Rohan Selvaratnam

Personal information
- Full name: Rohan Mark Selvaratnam
- Born: 12 March 1974 (age 52) Johor, Malaysia
- Batting: Right-handed
- Bowling: Right-arm medium

Career statistics
| Competition | FC | LA | ICC T |
| Matches | 2 | 7 | 17 |
| Runs scored | 130 | 48 | 245 |
| Batting average | 32.50 | 9.60 | 20.41 |
| 100s/50s | 0/2 | 0/0 | 0/1 |
| Top score | 56 | 21* | 53* |
| Balls bowled | 0 | 90 | 360 |
| Wickets | – | 3 | 11 |
| Bowling average | – | 40.33 | 20.72 |
| 5 wickets in innings | – | 0 | 0 |
| 10 wickets in match | – | 0 | 0 |
| Best bowling | – | 2/41 | 2/9 |
| Catches/stumpings | 0/0 | 1/0 | 6/0 |
- Source: CricketArchive, 14 January 2008

= Rohan Selvaratnam =

Malaysian cricketer

Rohan Mark Selvaratnam (born 12 March 1974) is a Malaysian cricketer.
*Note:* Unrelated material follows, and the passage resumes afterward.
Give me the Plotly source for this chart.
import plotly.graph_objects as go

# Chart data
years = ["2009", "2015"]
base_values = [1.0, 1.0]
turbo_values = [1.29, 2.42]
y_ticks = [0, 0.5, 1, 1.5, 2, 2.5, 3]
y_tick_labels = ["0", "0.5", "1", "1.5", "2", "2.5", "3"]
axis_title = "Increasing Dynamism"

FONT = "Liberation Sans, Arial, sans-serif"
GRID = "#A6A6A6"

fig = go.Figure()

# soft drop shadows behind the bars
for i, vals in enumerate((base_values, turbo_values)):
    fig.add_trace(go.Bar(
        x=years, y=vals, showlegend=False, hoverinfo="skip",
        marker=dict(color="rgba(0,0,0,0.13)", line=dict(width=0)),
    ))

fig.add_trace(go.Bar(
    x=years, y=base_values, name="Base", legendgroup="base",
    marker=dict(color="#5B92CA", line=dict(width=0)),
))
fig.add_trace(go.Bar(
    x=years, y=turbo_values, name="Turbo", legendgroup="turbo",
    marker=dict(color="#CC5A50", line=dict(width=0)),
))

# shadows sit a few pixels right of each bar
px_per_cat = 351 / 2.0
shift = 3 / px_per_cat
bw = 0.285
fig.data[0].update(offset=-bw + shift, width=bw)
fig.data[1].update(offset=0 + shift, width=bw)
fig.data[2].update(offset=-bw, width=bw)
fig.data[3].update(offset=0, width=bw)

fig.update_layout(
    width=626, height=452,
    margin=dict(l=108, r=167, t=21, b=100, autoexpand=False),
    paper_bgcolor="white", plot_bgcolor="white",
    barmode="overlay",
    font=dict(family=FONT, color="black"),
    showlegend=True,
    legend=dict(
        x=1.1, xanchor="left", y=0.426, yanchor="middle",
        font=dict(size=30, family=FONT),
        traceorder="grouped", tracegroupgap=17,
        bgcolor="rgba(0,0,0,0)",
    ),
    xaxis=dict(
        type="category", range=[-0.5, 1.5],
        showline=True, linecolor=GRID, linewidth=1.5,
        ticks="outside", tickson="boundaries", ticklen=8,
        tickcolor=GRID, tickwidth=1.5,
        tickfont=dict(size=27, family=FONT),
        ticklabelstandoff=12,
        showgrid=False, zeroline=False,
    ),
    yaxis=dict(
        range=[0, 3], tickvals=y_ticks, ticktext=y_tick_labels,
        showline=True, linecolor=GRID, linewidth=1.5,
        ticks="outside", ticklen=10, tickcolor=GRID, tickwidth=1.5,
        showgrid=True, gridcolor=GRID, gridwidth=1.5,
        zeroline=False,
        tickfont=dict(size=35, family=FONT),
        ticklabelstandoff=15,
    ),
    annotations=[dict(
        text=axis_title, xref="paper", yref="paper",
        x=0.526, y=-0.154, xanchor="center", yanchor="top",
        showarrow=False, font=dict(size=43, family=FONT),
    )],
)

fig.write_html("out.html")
A right-handed batsman and right-arm medium pace bowler, he has played for the Malaysia national cricket team since 1993.

==Biography==
===Early career===
Born in Johor in 1974, Selvaratnam first represented his country at Under-19 level, playing in the Youth Asia Cup in Bangladesh in 1989 when only 15. He made his debut for the senior side three years later, playing in the VOLVO cup quadrangular in Thailand also involving Singapore, Hong Kong, and the host nation. His first major tournament was the 1994 ICC Trophy tournament in Nairobi.

He played in the annual Stan Nagaiah Trophy series against Singapore for the first time in February 1995. He played in the series every year from then on until 2001. He returned to the Saudara Cup match in 1997, playing in that match every year until 2004, except for 2002. He played in the 1997 ICC Trophy, which was held in Malaysia. For many years in between, he served as vice-captain of the Malaysian team and in 1998 captained Malaysia for the first time in the Saudara Cup.

In 1998, he made his List A debut, playing for Malaysia against the Pakistan International Airlines cricket team in the Wills Cup, a Pakistani domestic competition. Later in the year, he represented Malaysia in the cricket tournament of the 1998 Commonwealth Games, hosted in Kuala Lumpur. He played in the ACC Trophy in Nepal the same year.

===Later career===
He played in the 2000 ACC Trophy, and in the 2001 ICC Trophy in Ontario the following year where he returned to captained Malaysia. He did not play for Malaysia in 2002, returning for a match against the ECB National Academy in February 2003, also playing in the Saudara Cup match later in the year. He made his first-class debut in 2004, playing against Nepal and the UAE in the ICC Intercontinental Cup. He also played in the ACC Trophy that year, in addition to an ACC Fast Track Countries Tournament match against Hong Kong.

In 2005, he played ACC Fast Track Countries Tournament matches against Singapore, Hong Kong, and Nepal, also returning to the Stan Nagaiah Trophy series for the first time in four years. He played in the series again the following year, also playing ACC Premier League matches against Hong Kong, Nepal, and the UAE, and in that year's ACC Trophy. He most recently represented his country in the 2007 ACC Twenty20 Cup, where he played against Nepal and Oman.